Kâbe´nin her köşesine gelince, iki elimizi kendimize değil Kâbe´ye doğru açarak kısa bir dua okuyoruz ve sonra sağ elimizin içini öpüp yürümeye devam ediyoruz.
Daha ilk adımlarda tertemiz bir mermerin üzerinde yalınayak yürümenin harikulade hazzını alıyorum.
Tavaf böyle başlıyor.

14 YÜZYILDA SADECE BİR KERE DURMUŞ

Mustafa İslamoğlu, "Tavaf aşkın hareket halidir" diyor.
Tavaf, varlığın ilahi korosuna insanın katılımıdır.
Kozmik hareketliliğin teatral bir taklidi.
Ali Şeriati ise buna "Halkın girdabı" diyor.
Orada öğreniyoruz ki, bu "kozmik hareket" 14 yüzyıldan beri hiç durmamış.
20´nci yüzyılın başlarında Kâbe´yi su basmış, insan boyunu aşan bir göl oluşmuş.
O sırada bile hareket durmamış, insanlar yüzerek Kâbe´yi tavaf etmeye devam etmişler.
Sadece bir terörist baskınında bu hareket bir süre için durmuş.
Kâbe´nin 14 yüzyıllık hareketini durduran terörün, bir gün gelip, İslam´ın imajı haline dönüşeceğini kim tahmin edebilirdi?
Bir inancın bundan büyük trajedisi olabilir mi?
Orada o siyah mabedin etrafında dolaşırken, teröre bir kere daha lanet okuyorsunuz.
Bir yandan Osman Hoca´nın okuduğu duaları taklit etmeye çalışıyorum, bir yandan da içimdeki sosyoloğu kontrol etmeye.
İflah olmaz gazeteci gözlerim fıldır fıldır etrafı kolaçan ediyor.
Bakıyorum, ihramlı insan da var, ihramsız da.
Kimisi bembeyaz ihramla gelmiş, kimi Afrika´dan milli giysisi ile.
Kimi erkek ise benim gibi pantolonla.
Üzerimdeki beyaz tişört bana bu kalabalıktan çok kopmadığım duygusunu veriyor.
Kadınlara bakıyorum. Kiminde kapkara çarşaf var, kiminde ise bembeyaz.
Kiminin yüzü tamamen kapalı, kimininki tamamen açık.
Afrikalı kadınların, Arap ülkelerinden gelenlere göre daha rahat olduklarını hissediyorsunuz.
Ve orada anlıyorsunuz ki, yeryüzünde bir değil, onlarca, hatta yüzlerce İslam var.

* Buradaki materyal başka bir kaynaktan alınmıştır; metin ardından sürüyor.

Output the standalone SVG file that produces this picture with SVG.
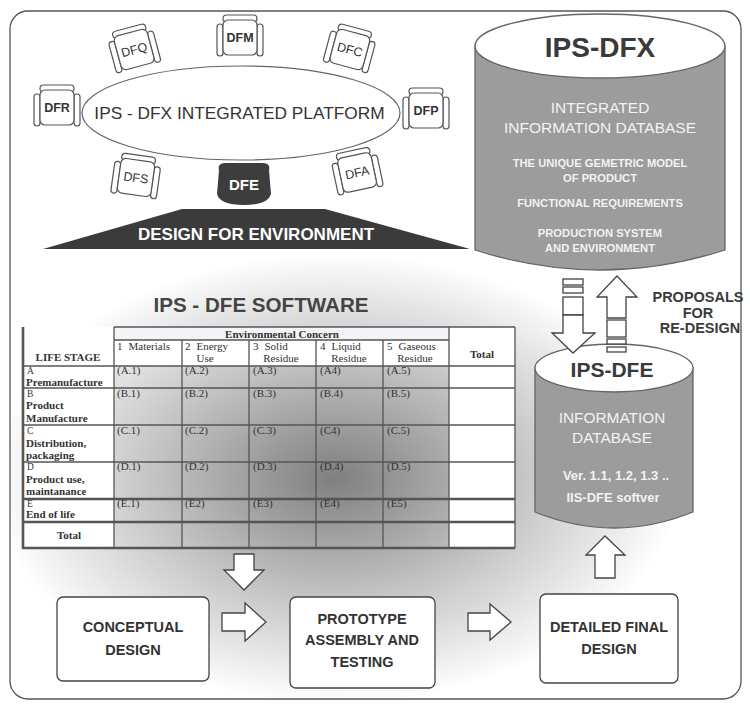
<svg xmlns="http://www.w3.org/2000/svg" width="750" height="704" viewBox="0 0 750 704">
<style>
.sans{font-family:"Liberation Sans",Arial,sans-serif}
.serif{font-family:"Liberation Serif","Times New Roman",serif;fill:#333}
.ch{fill:#fff;stroke:#555;stroke-width:1.2}
.chtxt{font-family:"Liberation Sans",Arial,sans-serif;font-size:12.5px;fill:#333;text-anchor:middle}
.dfe{font-family:"Liberation Sans",Arial,sans-serif;font-size:15px;font-weight:bold;fill:#fff;text-anchor:middle}
.blk{fill:#fff;stroke:#444;stroke-width:1.3}
.tl{stroke:#555;stroke-width:1.3;fill:none}
.tk{stroke:#555;stroke-width:2.6;fill:none}
.cell{font-size:11px}
.lbl{font-size:11px;font-weight:bold}
.sm{font-size:9.5px}
.btxt{font-family:"Liberation Sans",Arial,sans-serif;font-size:14.5px;font-weight:bold;fill:#333;text-anchor:middle}
.cyl{fill:#9c9c9c;stroke:#666;stroke-width:1.3}
.wt{fill:#f2f2f2;text-anchor:middle;font-family:"Liberation Sans",Arial,sans-serif}
</style>
<defs>
<radialGradient id="bg" gradientUnits="userSpaceOnUse" cx="0" cy="0" r="1" gradientTransform="translate(335 478) scale(345 225)">
<stop offset="0" stop-color="#7f7f7f"/>
<stop offset="0.3" stop-color="#a6a6a6"/>
<stop offset="0.6" stop-color="#cdcdcd"/>
<stop offset="0.85" stop-color="#ececec"/>
<stop offset="1" stop-color="#ffffff"/>
</radialGradient>
<g id="chair">
<rect class="ch" x="-23" y="-13" width="6" height="32" rx="3"/>
<rect class="ch" x="17" y="-13" width="6" height="32" rx="3"/>
<rect class="ch" x="-17" y="-22" width="34" height="7" rx="3.5"/>
<rect class="ch" x="-17" y="-17" width="34" height="35" rx="5"/>
</g>
</defs>

<g id="frame">
<rect x="10" y="11" width="731" height="688" rx="18" fill="#fff"/>
<rect x="10" y="11" width="731" height="688" rx="18" fill="url(#bg)"/>
<rect x="10" y="11" width="731" height="688" rx="18" fill="none" stroke="#555" stroke-width="1.3"/>
</g>

<g id="platform">
<ellipse cx="241" cy="113" rx="159" ry="47" fill="#fff" stroke="#666" stroke-width="1.2"/>
<text class="sans" x="239.5" y="119" font-size="17.3" fill="#333" text-anchor="middle">IPS - DFX INTEGRATED PLATFORM</text>
</g>

<g id="chair-dfq" transform="translate(134 49) rotate(-15)"><use href="#chair"/><text class="chtxt" y="5">DFQ</text></g>
<g id="chair-dfm" transform="translate(240 37)"><use href="#chair"/><text class="chtxt" y="5" font-weight="bold">DFM</text></g>
<g id="chair-dfc" transform="translate(350 49) rotate(15)"><use href="#chair"/><text class="chtxt" y="5">DFC</text></g>
<g id="chair-dfr" transform="translate(57 107)"><use href="#chair"/><text class="chtxt" y="5" font-weight="bold">DFR</text></g>
<g id="chair-dfp" transform="translate(426 110)"><use href="#chair"/><text class="chtxt" y="5" font-weight="bold">DFP</text></g>
<g id="chair-dfs" transform="translate(136 177) rotate(8)"><use href="#chair"/><text class="chtxt" y="5">DFS</text></g>
<g id="chair-dfa" transform="translate(357 172) rotate(-12)"><use href="#chair"/><text class="chtxt" y="5">DFA</text></g>
<g id="chair-dfe" transform="translate(244 184)">
<path d="M-25,-14 Q-27,-21 -18,-21 L18,-21 Q27,-21 25,-14 L27,10 Q24,21 0,21 Q-24,21 -27,10 Z" fill="#3d3d3d"/>
<text class="dfe" y="6">DFE</text>
</g>

<g id="design-for-environment">
<polygon points="43,249 182,209 325,209 470,249" fill="#3b3b3b"/>
<text class="sans" x="256" y="240" font-size="17" font-weight="bold" fill="#fff" text-anchor="middle">DESIGN FOR ENVIRONMENT</text>
</g>

<g id="ips-dfx">
<path class="cyl" d="M475,46 V250 Q600,290 725,250 V46 Z"/>
<ellipse cx="600" cy="46" rx="125" ry="32" fill="#fff" stroke="#666" stroke-width="1.3"/>
<text class="sans" x="600" y="57" font-size="28" font-weight="bold" fill="#3a3a3a" text-anchor="middle">IPS-DFX</text>
<text class="wt" x="600" y="113" font-size="15.5">INTEGRATED</text>
<text class="wt" x="600" y="133" font-size="15.5">INFORMATION DATABASE</text>
<text class="wt" x="600" y="167" font-size="11.2" font-weight="bold">THE UNIQUE GEMETRIC MODEL</text>
<text class="wt" x="600" y="182" font-size="11.2" font-weight="bold">OF PRODUCT</text>
<text class="wt" x="600" y="207" font-size="11.2" font-weight="bold">FUNCTIONAL REQUIREMENTS</text>
<text class="wt" x="600" y="237" font-size="11.2" font-weight="bold">PRODUCTION SYSTEM</text>
<text class="wt" x="600" y="252" font-size="11.2" font-weight="bold">AND ENVIRONMENT</text>
</g>

<g id="ips-dfe">
<path class="cyl" d="M535,368 V512 Q614,544 693,512 V368 Z"/>
<ellipse cx="614" cy="368" rx="79" ry="24" fill="#fff" stroke="#666" stroke-width="1.3"/>
<text class="sans" x="612" y="377" font-size="21" font-weight="bold" fill="#3a3a3a" text-anchor="middle">IPS-DFE</text>
<text class="wt" x="612" y="423" font-size="15.4">INFORMATION</text>
<text class="wt" x="612" y="443" font-size="15.4">DATABASE</text>
<text class="wt" x="616" y="480" font-size="13" font-weight="bold">Ver. 1.1, 1.2, 1.3 ..</text>
<text class="wt" x="613" y="502" font-size="13" font-weight="bold">IIS-DFE softver</text>
</g>

<g id="proposals-label">
<text class="sans" x="698" y="302" font-size="14.5" font-weight="bold" fill="#3a3a3a" text-anchor="middle">PROPOSALS</text>
<text class="sans" x="698" y="318" font-size="14.5" font-weight="bold" fill="#3a3a3a" text-anchor="middle">FOR</text>
<text class="sans" x="700" y="333" font-size="14.5" font-weight="bold" fill="#3a3a3a" text-anchor="middle">RE-DESIGN</text>
</g>

<g id="software-title">
<text class="sans" x="261" y="312" font-size="20.6" font-weight="bold" fill="#444" text-anchor="middle">IPS - DFE SOFTWARE</text>
</g>

<g id="table">
<rect x="23" y="327" width="91" height="221" fill="#fff"/>
<rect x="449" y="327" width="66" height="221" fill="#fff"/>
<rect x="114" y="340" width="335" height="26" fill="#fff"/>
<rect x="114" y="327" width="335" height="13" fill="#f2f4f7"/>
<path class="tl" d="M114,327 H515 M114,340 H449 M23,366 H515 M23,388 H515 M23,425 H515 M23,462 H515"/>
<path class="tk" d="M23,499 H515 M23,522 H515 M23,548 H515"/>
<path class="tl" d="M114,327 V548 M182,340 V548 M249,340 V548 M316,340 V548 M383,340 V548 M449,327 V548 M515,327 V548"/>
<path class="tk" d="M23,327 V549"/>
<g class="serif">
<text class="lbl" x="282" y="337.5" text-anchor="middle">Environmental Concern</text>
<text class="cell" x="117" y="350">1<tspan dx="6">Materials</tspan></text>
<text class="cell" x="185" y="350">2<tspan dx="6">Energy</tspan></text>
<text class="cell" x="205" y="362" text-anchor="middle">Use</text>
<text class="cell" x="253" y="350">3<tspan dx="6">Solid</tspan></text>
<text class="cell" x="281" y="362" text-anchor="middle">Residue</text>
<text class="cell" x="320" y="350">4<tspan dx="6">Liquid</tspan></text>
<text class="cell" x="349" y="362" text-anchor="middle">Residue</text>
<text class="cell" x="387" y="350">5<tspan dx="6">Gaseous</tspan></text>
<text class="cell" x="415" y="362" text-anchor="middle">Residue</text>
<text class="lbl" x="68" y="361" text-anchor="middle">LIFE STAGE</text>
<text class="lbl" x="482" y="358" text-anchor="middle">Total</text>
<text class="sm" x="27" y="374">A</text>
<text class="lbl" x="26" y="386">Premanufacture</text>
<text class="sm" x="27" y="397">B</text>
<text class="lbl" x="26" y="409">Product</text>
<text class="lbl" x="26" y="422">Manufacture</text>
<text class="sm" x="27" y="434">C</text>
<text class="lbl" x="26" y="447">Distribution,</text>
<text class="lbl" x="26" y="459">packaging</text>
<text class="sm" x="27" y="470">D</text>
<text class="lbl" x="26" y="483">Product use,</text>
<text class="lbl" x="26" y="495">maintanance</text>
<text class="sm" x="27" y="507">E</text>
<text class="lbl" x="26" y="518">End of life</text>
<text class="lbl" x="69" y="539" text-anchor="middle">Total</text>
<text class="cell" x="117" y="374">(A.1)</text><text class="cell" x="185" y="374">(A.2)</text><text class="cell" x="253" y="374">(A.3)</text><text class="cell" x="320" y="374">(A4)</text><text class="cell" x="387" y="374">(A.5)</text>
<text class="cell" x="117" y="397">(B.1)</text><text class="cell" x="185" y="397">(B.2)</text><text class="cell" x="253" y="397">(B.3)</text><text class="cell" x="320" y="397">(B.4)</text><text class="cell" x="387" y="397">(B.5)</text>
<text class="cell" x="117" y="434">(C.1)</text><text class="cell" x="185" y="434">(C.2)</text><text class="cell" x="253" y="434">(C.3)</text><text class="cell" x="320" y="434">(C4)</text><text class="cell" x="387" y="434">(C.5)</text>
<text class="cell" x="117" y="470">(D.1)</text><text class="cell" x="185" y="470">(D.2)</text><text class="cell" x="253" y="470">(D.3)</text><text class="cell" x="320" y="470">(D.4)</text><text class="cell" x="387" y="470">(D.5)</text>
<text class="cell" x="117" y="507">(E.1)</text><text class="cell" x="185" y="507">(E2)</text><text class="cell" x="253" y="507">(E3)</text><text class="cell" x="320" y="507">(E4)</text><text class="cell" x="387" y="507">(E5)</text>
</g>
</g>

<g id="conceptual-design">
<rect class="blk" x="57" y="597" width="152" height="84" rx="6"/>
<text class="btxt" x="133" y="632">CONCEPTUAL</text>
<text class="btxt" x="133" y="655">DESIGN</text>
</g>
<g id="prototype">
<rect class="blk" x="290" y="597" width="145" height="91" rx="6"/>
<text class="btxt" x="362" y="624">PROTOTYPE</text>
<text class="btxt" x="362" y="645">ASSEMBLY AND</text>
<text class="btxt" x="362" y="667">TESTING</text>
</g>
<g id="detailed-final-design">
<rect class="blk" x="540" y="594" width="138" height="89" rx="6"/>
<text class="btxt" x="609" y="632">DETAILED FINAL</text>
<text class="btxt" x="609" y="654">DESIGN</text>
</g>

<g id="connectors">
<path class="blk" d="M234,554 H254 V570 H264 L244,590 L224,570 H234 Z"/>
<path class="blk" d="M222,613 H245 V603 L266,622 L245,641 V631 H222 Z"/>
<path class="blk" d="M468,613 H490 V604 L511,622 L490,640 V631 H468 Z"/>
<path class="blk" d="M595,578 V555 H586 L605,536 L625,555 H615 V578 Z"/>
<rect class="blk" x="563" y="279" width="20" height="6"/>
<rect class="blk" x="563" y="287" width="20" height="6"/>
<rect class="blk" x="563" y="297" width="20" height="18"/>
<path class="blk" d="M563,315 H583 V333 H595 L573,353 L552,333 H563 Z"/>
<path class="blk" d="M607,318 V297 H597 L617,276 L637,297 H626 V318 Z"/>
<rect class="blk" x="607" y="320" width="19" height="17"/>
<rect class="blk" x="607" y="339" width="19" height="5"/>
<rect class="blk" x="607" y="347" width="19" height="5"/>
</g>
</svg>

O AN TANIDIK BİR KOKUYU FARK EDİYORUM

İlk gece, otelin penceresinden bakarken gördüğüm tablo kafamda çelişkili bir kavram yaratmıştı:
Düzenli kaos...
Bu gözlemin ne kadar doğru olduğunu, tavaf eden kalabalığa karışınca çok daha iyi anlıyorum.
Çünkü o tavafta düzen yok, tam aksine hem bireysel hem kolektif bir kaos var.
Herkes kalabalığın içinde, ama istediği gibi yürüyor.
Kimi daha hızlı, kimi daha yavaş, kimi dairesel, kimi inişli çıkışlı.
Kimi durup etrafı seyrediyor, kimi elindeki Kuran´dan gözünü bir saniye ayırmadan yürüyor.
Ama bu nebulaya dışardan baktığınızda ilahi bir düzenin birlikte hareket ettiğini görüyorsunuz.
Evet, bu ilahi hareketi anlatacak tek kavram budur.
Düzenli kaos...
Tavaf sırasında ister istemez kendimi yokluyorum.
Bu yürüyüş üzerimde nasıl bir etki bırakıyor?
Çok samimi söylemem gerekirse, Kâbe´nin üzerimde bıraktığı his, daha sonra Medine´de Peygamber Camii´nde hissettiklerimden daha hafifti.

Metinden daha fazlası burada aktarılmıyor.